There’s no doubt that the topic of Republican hypocrisy is inexhaustible. It just so happens that the same Republicans who stayed silent while then-President Donald Trump sang the praises of the autocrat Vladimir Putin, now want to make themselves out to be the defenders of democracy following the Russian invasion of Ukraine. What’s more, they are now attacking President Joe Biden for not taking more drastic measures against Putin and Russia.
“Russia, if you are listening,” said then presidential candidate Trump in 2016 in a joking tone, suggesting that a foreign power hack into the emails of his Democratic rival, Hillary Clinton. And, he added, “I think you will probably be rewarded mightily by our press,” in an invitation to violate the democratic process, turning it into a dangerous matter of national security. However, the uncommon GOP silence to Trump’s trampling on U.S. political sovereignty was deafening. In fact, those same Republicans encouraged the idea, acting more like traitors than patriots.

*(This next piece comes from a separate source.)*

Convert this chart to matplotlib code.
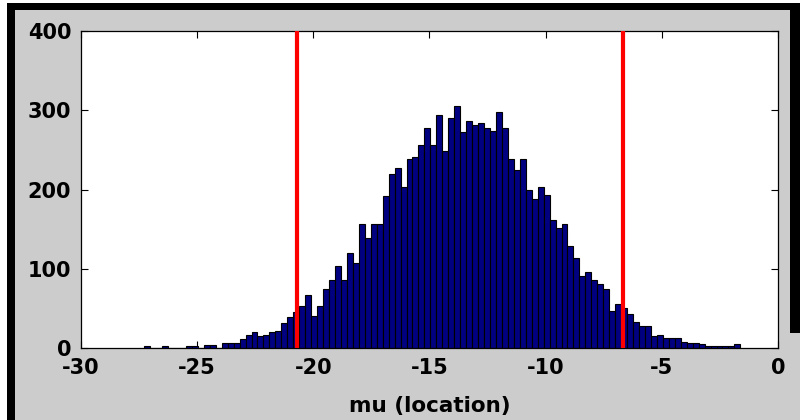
import numpy as np
import matplotlib
matplotlib.use("Agg")
import matplotlib.pyplot as plt
from matplotlib.patches import Rectangle

plt.rcParams["axes.unicode_minus"] = False

# histogram of mu samples, 100 bins
counts = [2, 0, 0, 2, 0, 0, 0, 2, 3, 0, 4, 4, 0, 6, 6, 6, 11, 16, 20, 15, 17, 20, 21,
          31, 39, 46, 53, 67, 41, 53, 74, 86, 103, 86, 120, 107, 156, 139, 156, 156,
          192, 220, 227, 203, 239, 241, 256, 278, 256, 294, 248, 290, 305, 273, 287,
          281, 284, 277, 274, 298, 277, 239, 225, 239, 200, 188, 203,
          193, 162, 152, 157, 129, 113, 91, 96, 86, 81, 74, 47, 55, 50, 43, 33, 28,
          28, 15, 17, 13, 13, 13, 7, 6, 6, 5, 3, 2, 2, 2, 3, 5]
bin_lo, bin_hi = -27.28, -1.62
interval = [-20.70, -6.68]   # credible interval bounds
xticks = [-30, -25, -20, -15, -10, -5, 0]
yticks = [0, 100, 200, 300, 400]

edges = np.linspace(bin_lo, bin_hi, len(counts) + 1)
centers = (edges[:-1] + edges[1:]) / 2
width = edges[1] - edges[0]

W, H = 800, 420
fig = plt.figure(figsize=(8, 4.2), dpi=100, facecolor="#cccccc")
ax = fig.add_axes([81 / W, 72 / H, 697 / W, 317 / H])
ax.set_facecolor("white")

ax.bar(centers, counts, width=width, color="#000080", edgecolor="black",
       linewidth=0.8, zorder=2)
for v in interval:
    ax.axvline(v, color="red", linewidth=3, zorder=3)

ax.set_xlim(-30, 0)
ax.set_ylim(0, 400)
ax.set_xticks(xticks)
ax.set_yticks(yticks)
ax.tick_params(direction="in", length=5, width=0.8, top=True, right=True,
               labelsize=15, pad=7)
for lab in ax.get_xticklabels() + ax.get_yticklabels():
    lab.set_fontweight("bold")
for s in ax.spines.values():
    s.set_linewidth(0.9)
ax.set_xlabel("mu (location)", fontsize=15.5, fontweight="bold", labelpad=13)

# window frame
def px_rect(x0, y0, w, h, c):
    fig.add_artist(Rectangle((x0 / W, (H - y0 - h) / H), w / W, h / H,
                             transform=fig.transFigure, color=c, lw=0, zorder=10))

px_rect(0, 0, W, 3, "white")
px_rect(0, 0, 7, H, "white")
px_rect(7, 3, W - 7, 7, "black")
px_rect(7, 3, 8, H - 3, "black")
px_rect(790, 3, 10, 330, "black")

fig.savefig("out.png", dpi=100, facecolor=fig.get_facecolor())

Now, House Republican Minority Leader and Trump ally, Kevin McCarthy, declared that “Putin must be held accountable for his actions.” But when the former KGB leader and his government stuck their noses in the United States elections in Trump’s favor, he argued that it was a Democratic “witch hunt” against Trump.
The former president also condemned the invasion, but as always happens when talking about Putin, called him “smart” and “genius” rather than attacking him.
Indeed, psychologically speaking, a subject like Trump cannot avoid the admiration he feels towards autocrats he wants to imitate, regardless of their ideology, because what animates the owner of Mar-A-Lago is not only power, but showing that he has it and can exercise it for his own personal ends, rather than the nation’s. Kim Jon-un, supreme leader of North Korea, is his other self.
Republican Hypocrisy at its best
In fact, these same Republicans have taken the long view when it comes to the attacks, by Trump and his followers, on our democracy: minimizing the January 6, 2021 assault on the Capitol by a mob both agitated and egged on by Trump, which wanted to prevent the certification of a democratically-held election that went in Biden’s favor.
Now they talk about defending democracy, but when it comes to an attack right here, whether through foreign intervention from Russia or the actions of some rioters who call the 2020 election “fraudulent” simply because their candidate lost, they then justify the unjustifiable.
They are fooling no one more than themselves, of course. But with this double talk they are already used to and comfortable with, conveniently, they continue to do damage to the domestic democracy, despite the fact that they now lament the infamy that this 21st century armed conflict brings, especially when the immediate consequence is a wave of refugees urgently looking for a place to live.
In the current conflict, of course, it’s likely we will see other types of hypocrisy.
For example, and with total justification, the calls for the United States to designate Temporary Protected Status (TPS) and Deferred Enforced Departure (DED) to people from Ukraine who live in this country have increased. It is estimated that some 28,000 Ukrainians could benefit from TPS.
With a nation invaded by Russia for no reason other than Putin’s thirst to recreate the Soviet Union, it’s more than clear that Ukrainians deserve this immigration relief and, eventually, asylum.
Hopefully they will receive this protection. A majority of Ukrainian refugees, almost 370,000 as of this past Sunday, have sought safety in neighboring countries, and the United States is offering technical assistance in Europe.
New champions of democracy
However, some of these Republicans—new “champions” of justice and democracy—don’t see refugees from countries in the Western Hemisphere, particularly Haiti, or African nations, in the same way.
And that is where hypocrisy flourishes, yet again: those Republicans would do everything in their power to seem like the humanitarian protectors the planet needs today, when in the recent past they have done everything in their power to ensure that immigrants from communities of color are not welcomed but rather, the contrary. They want sufficient obstacles to be put in place to dissuade them from coming to the United States, despite the fact that decades of violence in their countries is the most latent threat to their lives and the lives of their families.
No one knows by an exact science how this unnecessary armed conflict, initiated by an autocrat with imperialistic aspirations, will end. But what is known is that right now, the human displacement that every military action creates must be attended to, urgently.